Les orages, exogènes ou endogènes, peuvent être nombreux, et l’on apprend malheureusement à les guetter. Une nouvelle réforme mettra-t-elle à mal l’organisation collégiale de l’établissement ? Une nouvelle direction décidera-t-elle de rendre la concertation hebdomadaire facultative ? De nouvelles dissensions morcèleront-elles la salle des professeurs ? Tant de menaces « nouvelles », réelles ou fantasmées, pèsent encore et toujours, même si nous nous sentons aujourd’hui légitimes, et forts.

Il y a d’autres risques encore…

Questions et doutes

N’allons-nous pas nous « endormir » sur nos résultats, considérer qu’ils sont désormais acquis ? Avons-nous bien tous conscience que le lycée est atypique, et que rien n’y est totalement « normal » ? Nous souvenons-nous que travailler ainsi n’a rien de naturel dans l’Éducation nationale, et qu’il s’agit du fruit de modestes, mais bien réels, combats ? Avons-nous une perception suffisamment politique de notre positionnement institutionnel ? Si l’autonomie des établissements se développe, et que nous sommes brandis comme exemple, voire comme caution, saurons-nous argumenter pour prouver que nous travaillons à la construction de collectifs transférables certes, mais non « programmables » ?

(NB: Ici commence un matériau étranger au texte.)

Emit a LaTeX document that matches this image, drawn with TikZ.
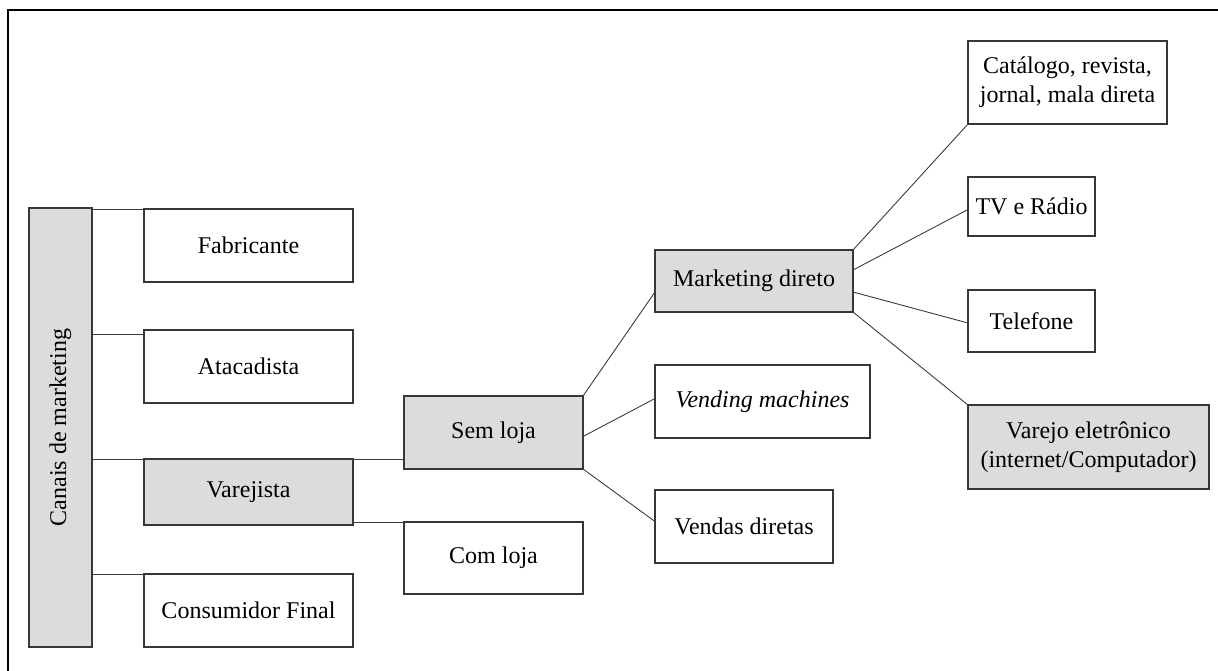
\documentclass[tikz,border=0pt]{standalone}
\usepackage{fontspec}
\setmainfont{Liberation Serif}
\definecolor{panelgray}{RGB}{220,220,220}
\definecolor{edgegray}{RGB}{55,55,55}
\definecolor{wiregray}{RGB}{60,60,60}
\tikzset{
  box/.style={draw=edgegray, line width=0.6pt, fill=white, inner sep=0pt, outer sep=0pt,
    align=center, font=\fontsize{12}{14.5}\selectfont},
  shaded/.style={box, fill=panelgray},
  sz/.style 2 args={minimum width=#1*0.5pt, minimum height=#2*0.5pt},
  link/.style={draw=wiregray, line width=0.45pt},
  frameline/.style={draw=black, line width=0.7pt},
}
\begin{document}
\begin{tikzpicture}[x=0.5pt,y=-0.5pt]
\useasboundingbox (0,0) rectangle (1218,670);

% outer frame (left and top edges)
\coordinate (fbl) at (8,672);
\coordinate (ftl) at (8,10);
\coordinate (ftr) at (1220,10);
\draw[frameline] (fbl) -- (ftl) -- (ftr);

% vertical title bar
\node[shaded, sz={63}{439}] (bar) at (60.5,427.5) {};
\node[rotate=90, font=\fontsize{12}{14.5}\selectfont] (bartxt) at (bar.center) {Canais de marketing};

% first column
\node[box, sz={209}{73}] (fab)  at (248.5,245.5) {Fabricante};
\node[box, sz={209}{73}] (ata)  at (248.5,366.5) {Atacadista};
\node[shaded, sz={209}{66}] (var) at (248.5,492) {Varejista};
\node[box, sz={209}{73}] (cons) at (248.5,610.5) {Consumidor Final};

% second column
\node[shaded, sz={179}{73}] (sem) at (493.5,432.5) {Sem loja};
\node[box, sz={179}{72}] (com) at (493.5,558) {Com loja};

% third column
\node[shaded, sz={198}{62}] (mkt) at (754,281) {Marketing direto};
\node[box, sz={215}{73}] (vend) at (762.5,401.5) {\itshape Vending machines};
\node[box, sz={178}{73}] (vdir) at (744,526.5) {Vendas diretas};

% fourth column
\node[box, sz={199}{83}] (cat) at (1067.5,82.5) {Catálogo, revista,\\jornal, mala direta};
\node[box, sz={127}{59}] (tv)  at (1031.5,206.5) {TV e Rádio};
\node[box, sz={127}{62}] (tel) at (1031.5,321) {Telefone};
\node[shaded, sz={241}{84}] (vel) at (1088.5,447) {Varejo eletrônico\\(internet/Computador)};

% connectors from the title bar
\draw[link] (fab.north west -| bar.east) -- (fab.north west);
\draw[link] ([yshift=-2pt]ata.north west -| bar.east) -- ([yshift=-2pt]ata.north west);
\draw[link] (var.north west -| bar.east) -- (sem.west |- var.north);
\draw[link] (cons.north west -| bar.east) -- (cons.north west);
\draw[link] (com.north west -| var.east) -- (com.north west);

% connectors from "Sem loja"
\draw[link] (sem.north east) -- ([yshift=-5.5pt]mkt.west);
\draw[link] ([yshift=-2pt]sem.east) -- ([yshift=1.5pt]vend.west);
\draw[link] (sem.south east) -- ([yshift=2.5pt]vdir.west);

% connectors from "Marketing direto"
\draw[link] (mkt.north east) -- (cat.south west);
\draw[link] ([yshift=5.5pt]mkt.east) -- ([yshift=-1.5pt]tv.west);
\draw[link] ([yshift=-5.5pt]mkt.east) -- ([yshift=-1pt]tel.west);
\draw[link] (mkt.south east) -- (vel.north west);
\end{tikzpicture}
\end{document}
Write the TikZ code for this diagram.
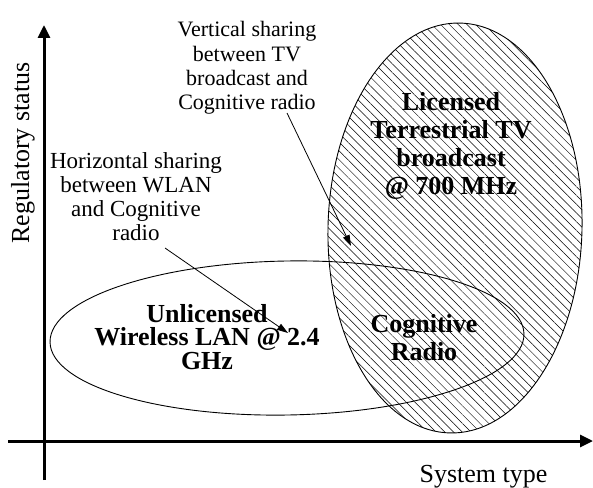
\documentclass[tikz,border=0pt]{standalone}
\usepackage{fontspec}
\setmainfont{Liberation Serif}
\usetikzlibrary{arrows.meta,patterns.meta}
\begin{document}
\begin{tikzpicture}[x=1pt,y=-1pt,
  axis/.style={line width=3pt,-{Triangle[length=13pt,width=12pt]}},
  region/.style={line width=0.9pt},
  hatch/.style={pattern={Lines[angle=-45,distance=6.2pt,line width=0.5pt]}},
  note/.style={align=center,inner sep=0pt},
  pointer/.style={line width=0.8pt,-{Triangle[length=11pt,width=7pt]}},
  title/.style={align=center,inner sep=0pt,font=\bfseries\fontsize{26}{28}\selectfont}]
\useasboundingbox (0,0) rectangle (593,487);
\fill[white] (0,0) rectangle (593,487);

% licensed TV band, hatched
\path[hatch] (455,228) ellipse [x radius=127pt, y radius=205pt, rotate=-1.5];
% unlicensed WLAN band
\draw[region] (287,338) ellipse [x radius=237pt, y radius=77pt, rotate=1];
\draw[region] (455,228) ellipse [x radius=127pt, y radius=205pt, rotate=-1.5];

% region titles
\node[title] (tv) at (451,146) {Licensed\\Terrestrial TV\\broadcast\\@ 700 MHz};
\node[title] (cr) at (424,338) {Cognitive\\Radio};
\node[title,font=\bfseries\fontsize{26}{23.5}\selectfont] (wlan) at (207,337) {Unlicensed\\Wireless LAN @ 2.4\\GHz};

% sharing notes
\node[note,font=\fontsize{22}{24.4}\selectfont] (vert) at (247,68) {Vertical sharing\\between TV\\broadcast and\\Cognitive radio};
\node[note,font=\fontsize{23}{24}\selectfont] (horiz) at (136,197) {Horizontal sharing\\between WLAN\\and Cognitive\\radio};

\coordinate (vtail) at (287,113);
\coordinate (vhead) at (351,246);
\coordinate (htail) at (165,248);
\coordinate (hhead) at (288,333);
\draw[pointer] (vtail) -- (vhead);
\draw[pointer] (htail) -- (hhead);

% axes
\coordinate (origin) at (44,441);
\coordinate (ybot) at (44,480);
\coordinate (ytop) at (44,25);
\coordinate (xleft) at (8,441);
\coordinate (xright) at (593,441);
\draw[axis] (ybot) -- (ytop);
\draw[axis] (xleft) -- (xright);

\node[anchor=base,inner sep=0pt,font=\fontsize{26}{28}\selectfont] (xlab) at (483.5,482) {System type};
\node[anchor=base,rotate=90,inner sep=0pt,font=\fontsize{26}{28}\selectfont] (ylab) at (29,153) {Regulatory status};
\end{tikzpicture}
\end{document}
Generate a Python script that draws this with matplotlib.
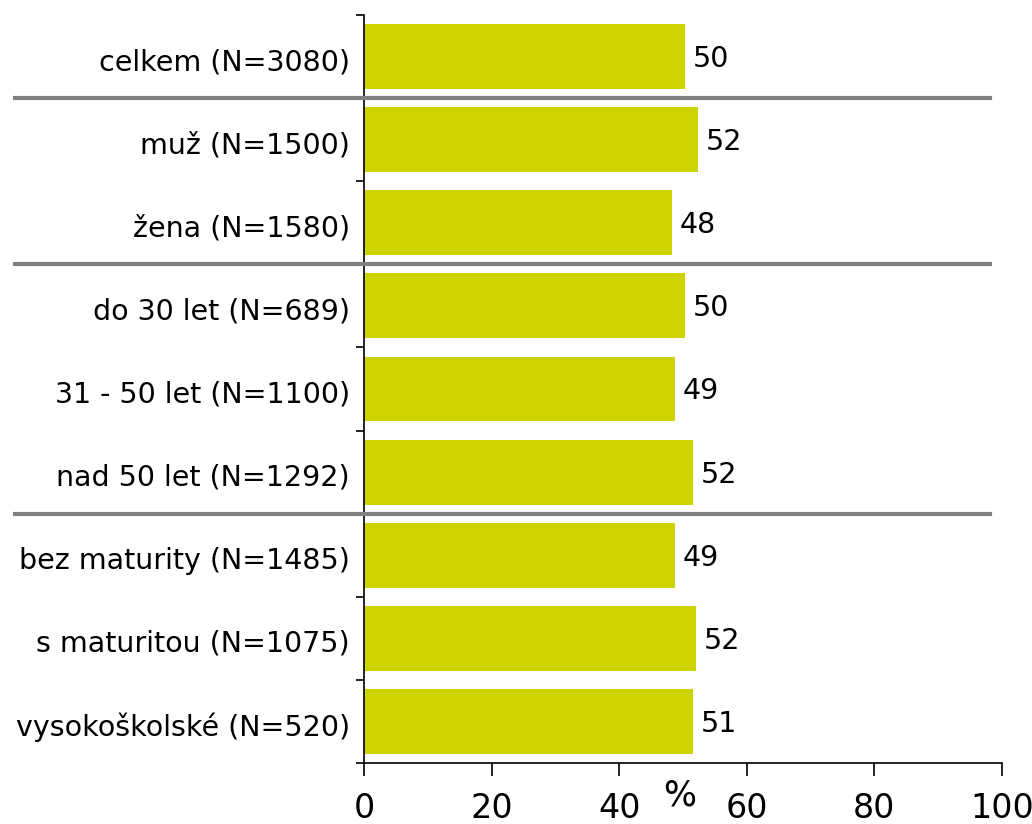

Certains vont-ils s’essouffler, se concentrer – de manière bien légitime – sur des projets plus personnels, et s’éloigner de la dynamique collective ? Ceux que l’on appelle parfois les « piliers » – encore une métaphore de la construction – vont-ils partir, bon gré mal gré ? Le fameux « cap » des dix ans d’existence va-t-il être franchi sereinement ? Allons-nous commencer à nous contenter de faire fonctionner nos dispositifs sans garder une vision plus globale de l’expérimentation ?

Aucune de ces questions n’a de réponses à ce jour, mais il est important de nous les poser, même si nous ne sommes pas tous d’accord sur ce dernier point.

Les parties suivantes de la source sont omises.